No agreement would mean a hard border between Gibraltar and Spain, which could subject workers to long delays at one of only two entry points along a 1.2km border, for vehicles and pedestrians. It would also wreak havoc on trade, as Gibraltar imports almost all of its goods.

The EU, the UK, Gibraltar and Spain have all suggested a deal is close, but in May, Prime Minister Pedro Sánchez’s ruling Socialist Workers’ Party (PSOE), and the left-wing coalition it leads, was trounced in local and regional elections, while the centre-right Partido Popular (PP) and far-right Vox party made astonishing gains.

The centre-left coalition that had lowered tensions with Gibraltar now looks in serious peril in this month’s general election.

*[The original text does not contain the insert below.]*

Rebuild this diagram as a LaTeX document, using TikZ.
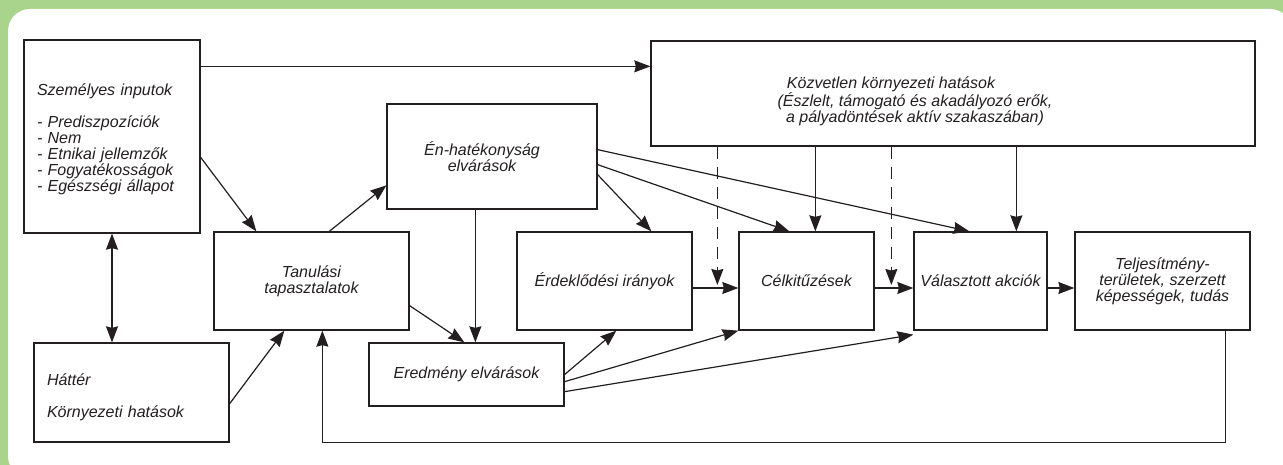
\documentclass[tikz,border=0pt]{standalone}
\usepackage{fontspec}
\setmainfont{Liberation Sans}
\usetikzlibrary{arrows.meta}
\definecolor{leaf}{HTML}{A8D48C}
\definecolor{ink}{HTML}{231F20}
\begin{document}
\begin{tikzpicture}[x=1pt, y=-1pt,
  >={Stealth[length=16pt,width=12pt,inset=1.5pt]},
  box/.style={draw=ink, line width=1.3pt, text=ink, font=\itshape\fontsize{16}{16}\selectfont, align=center},
  arr/.style={draw=ink, line width=1.2pt, ->},
  hint/.style={dash pattern=on 12pt off 8pt}]
\useasboundingbox (0,0) rectangle (1283,465);
\fill[leaf] (0,0) rectangle (1283,465);
\fill[white, rounded corners=22pt] (8,9) rectangle (1292,478);

\node[box, minimum width=176pt, minimum height=193pt, text width=150pt, align=left] (inp) at (112,136.5) {\rule{0pt}{17pt}Személyes inputok\\[16pt]- Prediszpozíciók\\- Nem\\- Etnikai jellemzők\\- Fogyatékosságok\\- Egészségi állapot};
\node[box, minimum width=195pt, minimum height=99pt, text width=169pt, align=left] (hat) at (131.5,392.5) {\rule{0pt}{22pt}Háttér\\[16pt]Környezeti hatások};
\node[box, minimum width=195pt, minimum height=98pt] (tan) at (311.5,281) {Tanulási\\tapasztalatok};
\node[box, minimum width=210pt, minimum height=105pt] (en) at (492,156.5) {\hspace*{-20pt}Én-hatékonyság\\\hspace*{-20pt}elvárások};
\node[box, minimum width=604pt, minimum height=105pt] (koz) at (953,93.5) {\hspace*{-124pt}\rule{0pt}{28pt}Közvetlen környezeti hatások\\\hspace*{-76pt}(Észlelt, támogató és akadályozó erők,\\\hspace*{-76pt}a pályadöntések aktív szakaszában)};
\node[box, minimum width=175pt, minimum height=98pt] (erd) at (604.5,281) {Érdeklődési irányok};
\node[box, minimum width=135pt, minimum height=98pt] (cel) at (806.5,281) {Célkitűzések};
\node[box, minimum width=133pt, minimum height=98pt] (val) at (980.5,281) {Választott akciók};
\node[box, minimum width=175pt, minimum height=98pt] (tel) at (1162.5,281) {Teljesítmény-\\területek, szerzett\\képességek, tudás};
\node[box, minimum width=195pt, minimum height=63pt] (ere) at (466.5,374.5) {Eredmény elvárások};

\draw[arr] ([yshift=-27pt]inp.north east) -- ([yshift=-26pt]koz.north west);
\draw[arr] ([yshift=-118pt]inp.north east) -- ([xshift=43pt]tan.north west);
\draw[arr] ([xshift=116pt]tan.north west) -- ([yshift=-82pt]en.north west);
\draw[arr, <->] (inp.south) -- (inp.south |- hat.north);
\draw[arr] ([yshift=39pt]hat.south east) -- ([xshift=71pt]tan.south west);
\coordinate (back) at ([xshift=109pt]tan.south west);
\draw[arr] ([xshift=151pt]tel.south west) |- (back |- hat.south) -- (back);
\draw[arr] ([yshift=25pt]tan.south east) -- ([xshift=96pt]ere.north west);
\draw[arr] ([xshift=89pt]en.south west) -- ([xshift=107pt]ere.north west);
\draw[arr] ([yshift=35pt]en.south east) -- ([xshift=135pt]erd.north west);
\draw[arr] ([yshift=45pt]en.south east) -- ([xshift=51pt]cel.north west);
\draw[arr] ([yshift=60pt]en.south east) -- ([xshift=56pt]val.north west);
\draw[arr] ([xshift=165pt]koz.south west) -- ([xshift=77pt]cel.north west);
\draw[arr] ([xshift=366pt]koz.south west) -- ([xshift=103pt]val.north west);
\draw[arr, hint] ([xshift=67pt]koz.south west) -- ([xshift=-21pt,yshift=-4pt]cel.west);
\draw[arr, hint] ([xshift=241pt]koz.south west) -- ([xshift=-22pt,yshift=-4pt]val.west);
\draw[arr] ([yshift=-7pt]erd.east) -- ([yshift=-7pt]cel.west);
\draw[arr] ([yshift=-7pt]cel.east) -- ([yshift=-7pt]val.west);
\draw[arr] ([yshift=-7pt]val.east) -- ([yshift=-7pt]tel.west);
\draw[arr] (ere.east) -- ([xshift=100pt]erd.south west);
\draw[arr] ([yshift=25pt]ere.south east) -- (cel.south west);
\draw[arr] ([yshift=15pt]ere.south east) -- ([yshift=-4pt]val.south west);
\end{tikzpicture}
\end{document}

Meanwhile, the Spanish right “uses Gibraltar as a whack-a-mole for energising a nationalist audience”, said Jacobin.

What are the two sides?

In principle, Spain and Gibraltar agree on a need for smooth cross-border relations, said the FT. But “bigger matters are at play”.

Spain refuses to recognise British sovereignty of the territory, which was originally ceded to the UK “in perpetuity” in the Treaty of Utrecht of 1713. 

Spain’s official position, both on the left and right, has always been that the British overseas territory belongs to Spain. Successive conservative governments have attempted to take at least partial control of the Rock.

The UK, meanwhile, relies on Gibraltar as a gateway to both the Mediterranean and Atlantic, located in a crucial shipping lane. 

Now, said the Daily Mail, “there appears to be a standoff” over the Spanish proposal about Gibraltar’s airport, which would effectively allow Spain jurisdiction. 

That is “not something that Gibraltar can tolerate”, Vice-Admiral Sir David Steel, the governor of Gibraltar, told The Times.

British diplomats accused the Spanish government of “making unacceptable demands”, said The Times. The UK would not allow anything that would “compromise sovereignty” of the British overseas territory, said Rishi Sunak’s spokesperson. 

Spain claimed the treaty was ready to sign and that the UK and Gibraltar were the obstruction, with the UK “quibbling” over small details of a treaty that would actually recognise UK sovereignty, said the paper. 

What is the likely outcome?

If the July election results mean the conservative PP party must rely on a coalition with the hard-right Vox to form a parliamentary majority, as the polls suggest, “there will be even more belligerence” over Gibraltar, said the FT. For Vox, “Gibraltar is visceral”. 

In July 2021, the general secretary of Vox, Macarena Olona, called Gibraltar a “pirate cave”, and its leader, chief minister Fabian Picardo, “the biggest pirate at the helm”, said The New European. Vox leader Santiago Abascal has said any deal with the UK would have to surrender Gibraltarian sovereignty to Spain.

If a PP-led government rejects the negotiations and the current arrangement, Gibraltar would be left outside the EU’s Schengen zone with a hard border. That would be a “catastrophe”, John Isola, head of Gibraltar’s chamber of commerce, told The Times. 

“We now have a very narrow window to get a deal over the line,” The Times quotes a British diplomat as saying. “It is possible, but we are not optimistic. There are certain red lines which we are not prepared to compromise over.”

If Vox comes to power, a Spanish official told the paper, “the deal is as good as dead”.